= THE EXERCISE =
Identify each line below that contains the word "this", and copy it out.

= WORKING DATA =
·····

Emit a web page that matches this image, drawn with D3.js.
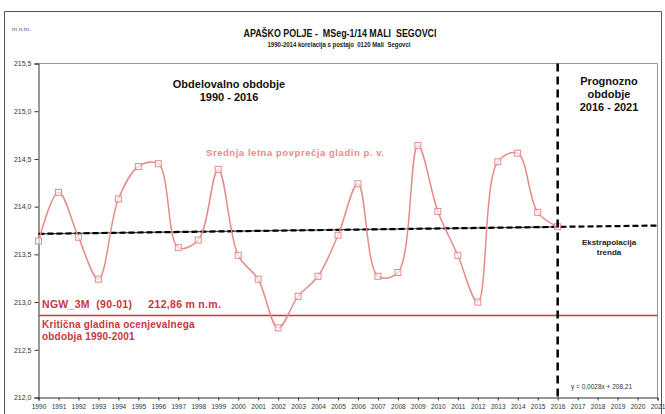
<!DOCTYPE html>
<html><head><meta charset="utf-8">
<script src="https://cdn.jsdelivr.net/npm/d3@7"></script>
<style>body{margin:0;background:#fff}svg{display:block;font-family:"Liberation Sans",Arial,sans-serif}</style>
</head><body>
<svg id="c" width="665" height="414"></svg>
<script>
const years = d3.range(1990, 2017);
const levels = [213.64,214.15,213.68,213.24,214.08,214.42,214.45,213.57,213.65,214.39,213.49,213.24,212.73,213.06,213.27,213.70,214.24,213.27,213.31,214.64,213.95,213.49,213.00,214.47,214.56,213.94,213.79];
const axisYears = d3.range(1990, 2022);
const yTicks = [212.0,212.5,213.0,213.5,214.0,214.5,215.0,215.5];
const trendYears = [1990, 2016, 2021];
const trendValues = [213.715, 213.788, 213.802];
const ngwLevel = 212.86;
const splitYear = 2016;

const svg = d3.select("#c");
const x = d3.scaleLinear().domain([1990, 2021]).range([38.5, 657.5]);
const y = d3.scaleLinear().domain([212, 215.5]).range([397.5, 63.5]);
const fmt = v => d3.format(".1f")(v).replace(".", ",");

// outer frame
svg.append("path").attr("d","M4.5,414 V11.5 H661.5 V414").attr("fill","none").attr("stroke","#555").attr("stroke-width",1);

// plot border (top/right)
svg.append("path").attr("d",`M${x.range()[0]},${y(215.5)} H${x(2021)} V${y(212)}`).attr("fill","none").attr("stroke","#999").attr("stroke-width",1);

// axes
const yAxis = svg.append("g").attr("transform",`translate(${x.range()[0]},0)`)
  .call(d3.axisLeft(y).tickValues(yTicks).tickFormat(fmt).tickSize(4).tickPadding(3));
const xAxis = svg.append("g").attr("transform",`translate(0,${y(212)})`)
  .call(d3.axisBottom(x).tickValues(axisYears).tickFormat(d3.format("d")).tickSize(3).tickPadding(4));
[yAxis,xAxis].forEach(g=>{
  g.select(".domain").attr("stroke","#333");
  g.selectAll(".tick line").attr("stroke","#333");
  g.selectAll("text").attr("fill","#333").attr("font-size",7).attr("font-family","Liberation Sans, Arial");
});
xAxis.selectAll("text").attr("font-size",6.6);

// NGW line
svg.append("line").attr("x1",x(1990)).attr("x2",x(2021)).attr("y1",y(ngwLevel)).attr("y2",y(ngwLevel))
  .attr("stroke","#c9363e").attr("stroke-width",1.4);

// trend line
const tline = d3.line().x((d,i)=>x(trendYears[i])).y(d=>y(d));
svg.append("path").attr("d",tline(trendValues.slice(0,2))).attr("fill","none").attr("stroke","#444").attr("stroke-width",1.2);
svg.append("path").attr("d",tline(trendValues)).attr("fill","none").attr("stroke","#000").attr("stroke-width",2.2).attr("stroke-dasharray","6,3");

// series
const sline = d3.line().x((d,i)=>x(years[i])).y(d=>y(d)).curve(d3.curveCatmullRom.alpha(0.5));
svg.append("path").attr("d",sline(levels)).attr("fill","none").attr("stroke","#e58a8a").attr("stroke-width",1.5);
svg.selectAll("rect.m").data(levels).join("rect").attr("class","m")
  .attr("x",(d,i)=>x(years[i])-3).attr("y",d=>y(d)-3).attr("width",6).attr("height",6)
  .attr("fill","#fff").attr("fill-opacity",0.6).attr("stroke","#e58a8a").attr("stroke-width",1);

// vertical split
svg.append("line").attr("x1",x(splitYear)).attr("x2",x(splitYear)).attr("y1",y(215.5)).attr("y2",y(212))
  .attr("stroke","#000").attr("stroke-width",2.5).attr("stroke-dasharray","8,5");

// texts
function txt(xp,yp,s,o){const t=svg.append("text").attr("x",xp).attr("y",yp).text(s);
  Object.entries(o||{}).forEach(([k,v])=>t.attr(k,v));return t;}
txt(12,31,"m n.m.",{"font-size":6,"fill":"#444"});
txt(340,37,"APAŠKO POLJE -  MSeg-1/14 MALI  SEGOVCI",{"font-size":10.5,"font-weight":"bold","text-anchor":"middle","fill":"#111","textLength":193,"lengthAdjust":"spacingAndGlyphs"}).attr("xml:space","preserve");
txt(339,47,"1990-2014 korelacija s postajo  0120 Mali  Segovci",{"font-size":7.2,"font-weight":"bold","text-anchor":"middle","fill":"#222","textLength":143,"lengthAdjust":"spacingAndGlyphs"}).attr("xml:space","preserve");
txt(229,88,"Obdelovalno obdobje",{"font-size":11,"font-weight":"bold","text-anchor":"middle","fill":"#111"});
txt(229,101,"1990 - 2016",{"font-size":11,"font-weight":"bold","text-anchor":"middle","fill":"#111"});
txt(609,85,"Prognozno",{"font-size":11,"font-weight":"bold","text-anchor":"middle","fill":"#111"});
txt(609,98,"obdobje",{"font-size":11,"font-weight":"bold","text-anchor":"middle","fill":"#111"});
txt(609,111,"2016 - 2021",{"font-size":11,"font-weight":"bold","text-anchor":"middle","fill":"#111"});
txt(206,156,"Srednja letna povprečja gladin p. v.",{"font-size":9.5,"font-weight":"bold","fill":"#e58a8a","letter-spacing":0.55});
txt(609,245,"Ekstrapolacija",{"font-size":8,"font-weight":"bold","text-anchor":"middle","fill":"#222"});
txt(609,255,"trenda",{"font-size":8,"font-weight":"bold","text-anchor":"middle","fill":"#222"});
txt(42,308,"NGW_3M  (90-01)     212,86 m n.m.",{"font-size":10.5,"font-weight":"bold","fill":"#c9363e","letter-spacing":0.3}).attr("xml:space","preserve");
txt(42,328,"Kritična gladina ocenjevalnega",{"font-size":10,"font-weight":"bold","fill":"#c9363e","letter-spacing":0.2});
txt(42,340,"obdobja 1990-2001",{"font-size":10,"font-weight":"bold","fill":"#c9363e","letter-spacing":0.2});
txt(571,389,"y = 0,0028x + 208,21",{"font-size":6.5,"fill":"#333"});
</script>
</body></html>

·····

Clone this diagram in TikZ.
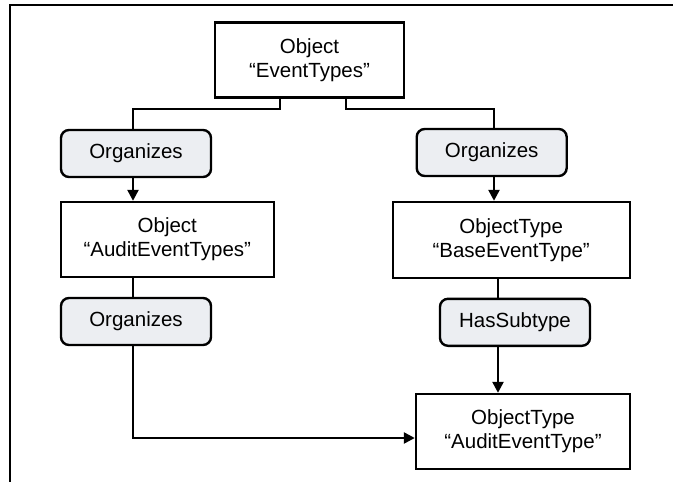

·····

= SOLVED PROBLEM =
Emit a web page that matches this image, drawn with D3.js.
Clone this diagram in TikZ.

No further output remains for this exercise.